Today marks OnFiction's seventh year, and the occasion of an anniversary (and a significant one -- will we itch to do something else now?) and also of my return home after a half year away gives me an opportunity to think about functions of the celebration of time and place.
Spending several months in a small foreign city where people mostly speak your language -- just more quietly -- is an excellent exercise in attuning to cues around you. And returning to one's home country -- cacophonous and loud with an overwhelming array of familiar cues makes one grasp for prioritizing tools to decide: what requires action?
I returned from my time in Aotearoa New Zealand via San Francisco, which, it turns out, shares a remarkable array of vegetation. Many plants were introduced to both places from South Africa, and in the beach neighborhood where I was staying with family, my favorite pohutukawa trees were everywhere, as pictured above (and here, in Gisborne, for contrast, and for the context of my tree posture). They were even blooming, throwing me even more completely into seasonal disorientation.
The pohutukawa is widely considered the Christmas tree of New Zealand, largely because its large red blossoms are most fully out around Christmas, the height of summer in the Southern hemisphere. As if it was not difficult enough to make a graceful transition from the starting up of the autumn term in Otago to the wrapping up of the spring term back in the U.S., Christmas trees that had really only just stopped flowering in the late summer of our very southerly latitude (where the trees are really not quite out by Christmas) were popping out in the sunny California April.
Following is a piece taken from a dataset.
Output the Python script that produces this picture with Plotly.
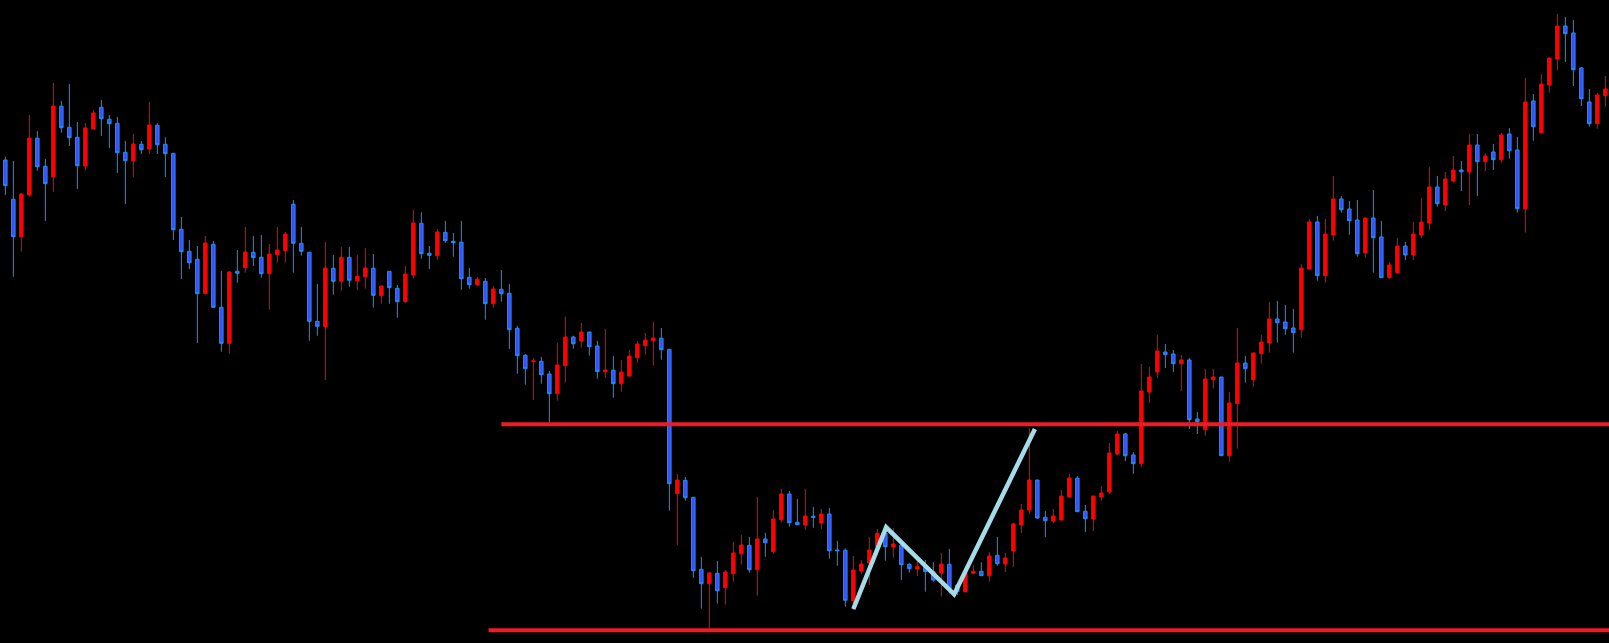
import plotly.graph_objects as go

# ---- candle data (price units, one candle per bar index) ----
opens = [483, 443.7, 406.3, 448, 504.7, 476.7, 466.3, 536.7, 515.7, 505.7,
         477, 514, 535.7, 523.7, 519.7, 490.7, 482.3, 498.7, 494, 517.7,
         498.7, 489.7, 413.7, 391.7, 383.7, 349.3, 398.7, 335.7, 299.7, 371.7,
         375.3, 390.7, 385.7, 369.3, 388.3, 392.3, 438.7, 399.7, 390.7, 321.7,
         316.3, 374.7, 361.7, 385.7, 362.3, 366.3, 374.7, 347.3, 371.7, 354.7,
         341.3, 368, 419.7, 389.7, 387.3, 410.7, 401.7, 400.7, 365.7, 358.3,
         361.7, 339.3, 353.7, 349.7, 314.7, 287.7, 281.3, 281.7, 269, 249.3,
         277.3, 306, 302, 311, 297, 271.3, 272.7, 259.3, 267, 285.3,
         297.3, 302.3, 304.7, 293.7, 149.3, 162.7, 145.7, 73.7, 59.3, 69.7,
         55.3, 69.3, 89.3, 97.7, 73.3, 104, 91.3, 123.3, 149, 120.7,
         118, 126.7, 120, 129, 93, 92.7, 42.3, 72, 80.3, 96.3,
         109.7, 96, 97.7, 78.7, 74, 76.3, 71.3, 70, 78.7, 58,
         51.3, 69.7, 71.7, 67.3, 87.7, 79, 92, 118, 133, 163,
         125.7, 122, 123, 146, 164.7, 131.7, 124, 146, 151, 189,
         209, 188, 179.3, 251, 271, 291, 289, 279.3, 283, 224,
         213.3, 263.3, 266, 187.3, 239.3, 280, 263.3, 289.3, 300, 324,
         321, 315, 313.3, 374, 421, 367.3, 408, 444, 434, 423,
         390.3, 425, 406, 365.3, 370.3, 397, 388, 408, 420, 456,
         438, 462, 473, 471, 498, 481.3, 491, 483.3, 509, 493,
         434.3, 542, 510.3, 558, 584, 617, 610, 575, 541, 519.3,
         547.3]
highs = [486.3, 482, 449.7, 528, 512, 484, 560, 542, 559, 521,
         520, 533, 543, 528, 526, 502, 509, 502, 541, 520,
         505.7, 489.7, 426, 403, 397, 407, 402, 372, 372, 393,
         416, 407, 408, 399, 416, 411, 443, 416, 390.7, 359,
         401, 388, 396, 396, 388, 395, 389, 357, 371.7, 358,
         377, 433, 430.7, 397, 414, 422, 410, 422, 375, 366,
         365, 357, 373, 359, 317, 289, 285, 286, 272, 300,
         326.3, 307.3, 320, 311, 302, 314, 287, 283, 293, 302,
         310, 321, 315, 293.7, 169, 166, 145.7, 86, 71, 82,
         73, 101, 108, 106, 146, 110, 133, 154, 152, 144,
         154, 136, 134, 135, 102, 94.7, 87, 83, 106, 114,
         115, 115, 103, 80, 87, 83, 80.7, 90, 94, 58.7,
         75, 78, 80.7, 91, 106, 90, 120, 139, 215, 163,
         132, 134, 153, 169, 167, 138, 147, 157, 200, 212,
         210, 191, 279, 276, 308, 299, 293, 288, 285, 231,
         274, 274, 266, 251, 315, 287, 290, 308, 341, 342,
         338, 334, 379, 424, 427, 424, 467, 447, 442, 443,
         425, 453, 422, 381, 405, 401, 421, 445, 476, 467,
         471, 487, 482, 509, 509, 490, 499, 510, 515, 506,
         565, 549, 569, 585, 629, 626, 623, 576, 554, 550,
         567]
lows = [448, 366.3, 391.3, 446.3, 472.3, 422, 451.3, 510.3, 497, 454,
        472.3, 514, 507, 495, 470, 439, 466, 489, 489, 489,
        466, 403, 364, 374, 300, 349.3, 335.7, 291.3, 289.3, 360.3,
        370.3, 377, 365.3, 333.3, 380.3, 380.3, 370.3, 387.3, 302.3, 307.3,
        263, 348.3, 352.3, 356.3, 353, 354.3, 335.3, 339.3, 339.3, 325.3,
        340.3, 364.3, 384.3, 374, 383.3, 400.3, 386.3, 353.3, 354.3, 357.3,
        323.3, 335.3, 341.3, 294, 269.3, 258.3, 243, 259.3, 220.7, 242.3,
        260.3, 294.3, 295.3, 287.3, 264.3, 265.3, 245.3, 251.3, 266.3, 280.3,
        288.3, 277.3, 283.3, 132.3, 98, 142.3, 65.3, 34.3, 14.7, 39.3,
        38.3, 61.3, 78.3, 70.3, 47.3, 86.3, 89.3, 120.3, 116.3, 118.3,
        113.3, 115.3, 114, 84.3, 77.3, 36.3, 33, 69, 58, 88,
        82.3, 85.3, 63, 70.3, 67, 51.3, 61.3, 46.3, 49.7, 48,
        50.3, 69, 67.3, 61.3, 77.3, 71, 76, 110, 129, 124,
        106, 120, 123, 145, 131.3, 111, 112, 142, 149, 188,
        182, 169.3, 176, 240, 265, 275, 271, 252, 214, 209,
        207.3, 254.3, 187.3, 181.3, 194.3, 260.3, 256.3, 279.3, 290.3, 300.3,
        308.3, 290.3, 305.3, 374, 362.3, 360.3, 402.3, 430.3, 408.3, 386.3,
        385.3, 370.3, 365.3, 364.3, 370.3, 383, 383, 405, 413, 436.3,
        432, 460.3, 452, 438, 447, 472, 473, 480.3, 484.3, 430.3,
        410.3, 502.3, 510.3, 550.3, 573, 581, 557, 537, 516.3, 514.3,
        536.3]
closes = [457.3, 406.3, 449, 505, 476.3, 459.3, 537, 515.3, 505.3, 477.3,
          515, 530, 524.3, 519.3, 490.3, 482.3, 499, 493.3, 518, 498.3,
          489.3, 413.3, 391.3, 380.3, 349.3, 400, 335.7, 299.7, 371, 369.7,
          391, 385.3, 369.3, 389, 393, 409, 399.7, 391.7, 321.7, 316.7,
          375, 361.7, 385.7, 362.7, 366.7, 375, 347.7, 357, 355.3, 341.3,
          369, 420, 389.3, 387.7, 411, 402.3, 400.3, 364.3, 358.3, 363.7,
          339.3, 354, 349.3, 313.3, 287.3, 274.3, 282, 268.3, 249.3, 278,
          306, 299.3, 311, 296.3, 271.3, 273, 259.3, 271, 287, 299,
          303, 305, 293.3, 159.3, 163, 145.3, 72.3, 59.3, 70, 52.3,
          71, 90, 98, 73.3, 104, 100.3, 124, 149, 120.3, 118.3,
          127, 125.7, 129, 92.3, 92.3, 42.7, 73, 79, 93, 109.7,
          96.3, 99, 78.3, 74.3, 76.3, 71.3, 63, 79, 53.7, 51.3,
          69.7, 71.7, 67.3, 87, 79.3, 85, 119, 133, 163, 125,
          122.3, 127, 147, 165, 131.3, 124.3, 147, 150, 190, 209,
          187.3, 179.3, 252, 266, 292, 288.3, 279.3, 283, 223.3, 221.3,
          264, 266, 187.3, 240, 280, 274.3, 290, 301, 324, 320.3,
          314.3, 310.3, 375, 421, 367.3, 409, 444, 433.3, 422.3, 389.3,
          425, 405.3, 365.3, 378, 397, 388, 409, 421, 456, 439.3,
          464, 473, 471.3, 498, 481.3, 487, 483.3, 508, 492.3, 434.3,
          541, 516.3, 559, 585, 617, 609.3, 573.3, 544.3, 519.3, 548,
          554]
bar_index = list(range(len(opens)))

# ---- drawn objects (bar index / price units) ----
level_prices = [218.7, 12.7]
level_start_index = [62.0, 60.4]
zigzag_index = [106.0, 110.1, 118.6, 128.7]
zigzag_price = [34, 115.7, 48.7, 214]

UP_RED = "#ff0000"
DOWN_FILL = "#3a4fff"
DOWN_LINE = "#1e8fff"
LEVEL_RED = "#ed1c24"
ZIGZAG = "#a6dbe8"

fig = go.Figure()
fig.add_trace(go.Candlestick(
    x=bar_index, open=opens, high=highs, low=lows, close=closes,
    increasing=dict(line=dict(color=UP_RED, width=1), fillcolor=UP_RED),
    decreasing=dict(line=dict(color=DOWN_LINE, width=1), fillcolor=DOWN_FILL),
    whiskerwidth=0, showlegend=False, hoverinfo="skip",
))

last = bar_index[-1]
x_end = last + 5
for p, s in zip(level_prices, level_start_index):
    fig.add_trace(go.Scatter(x=[s, x_end], y=[p, p], mode="lines",
                             line=dict(color=LEVEL_RED, width=4),
                             showlegend=False, hoverinfo="skip"))

fig.add_trace(go.Scatter(x=zigzag_index, y=zigzag_price, mode="lines",
                         line=dict(color=ZIGZAG, width=4.5),
                         showlegend=False, hoverinfo="skip"))

fig.update_layout(
    width=1609, height=643,
    margin=dict(l=0, r=0, t=0, b=0),
    paper_bgcolor="#000000", plot_bgcolor="#000000",
    boxgap=0.38,
    xaxis=dict(range=[-0.667, 200.458], visible=False, showgrid=False,
               zeroline=False, rangeslider=dict(visible=False)),
    yaxis=dict(range=[0, 643], visible=False, showgrid=False, zeroline=False),
)

fig.write_html(
    "out.html", include_plotlyjs=True, full_html=True,
    config={"displayModeBar": False},
    post_script="document.body.style.margin='0';document.body.style.padding='0';"
                "document.body.style.background='#000';"
                "document.documentElement.style.background='#000';"
                "document.body.style.overflow='hidden';",
)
Vegetation is always a force to be reckoned with, setting up association-filled backgrounds that are easy to underappreciate -- and the commanding nature of American spoken language is also a predictable attentional force to be reckoned with. Perhaps more surprising than these were the stars. Looking out over the Pacific when the sun went down over San Francisco, the beach seemed familiar -- but I found myself suddenly gripped with the realization that I would not be able to see southern hemisphere constellations! What was surprising about this reaction is the fact that I can barely recognize any of these constellations, making my attachment to them either purely nominal -- or based on an attachment to place details even more subtle than vegetation-noticing.
Over the next few weeks, I will be further exploring the idea of orientation, and how orientation can be provided through bodies of knowledge codified under the rules of hospitality (or, perhaps more abstractly, specific forms of discourse). Celebrations of time and place provide a profoundly useful starting place, because they feature qualities of orientation -- reminders of the past ways people have interacted with a place and each other, and often re-enactments of how this has taken place and changed form over time, along with celebrations of hopes for future plans in place and in the context of the continuity of community time. Reverse engineering the hospitality of celebrations may also suggest some of the common features of disorientation. Expecting a marginal view of those few constellations I can pick out from the far south, I am thrown off by the realization that my view has shifted (even if it has shifted back to a much more familiar view, this is the disoriented reaction that precedes the slower working out of how stars relate as they appear in the Pacific gloaming). Accustomed to quiet conversation, I am jolted by a thousand conversations that seem to be spoken as if I should be hearing them. A week later, I am re-oriented, having picked back up on the habits appropriate to familiar cues -- but I am also intrigued by that liminal space where habits can be seen unhabitually, and wonder how much that, too, is what we celebrate in the spectacle of things like anniversary?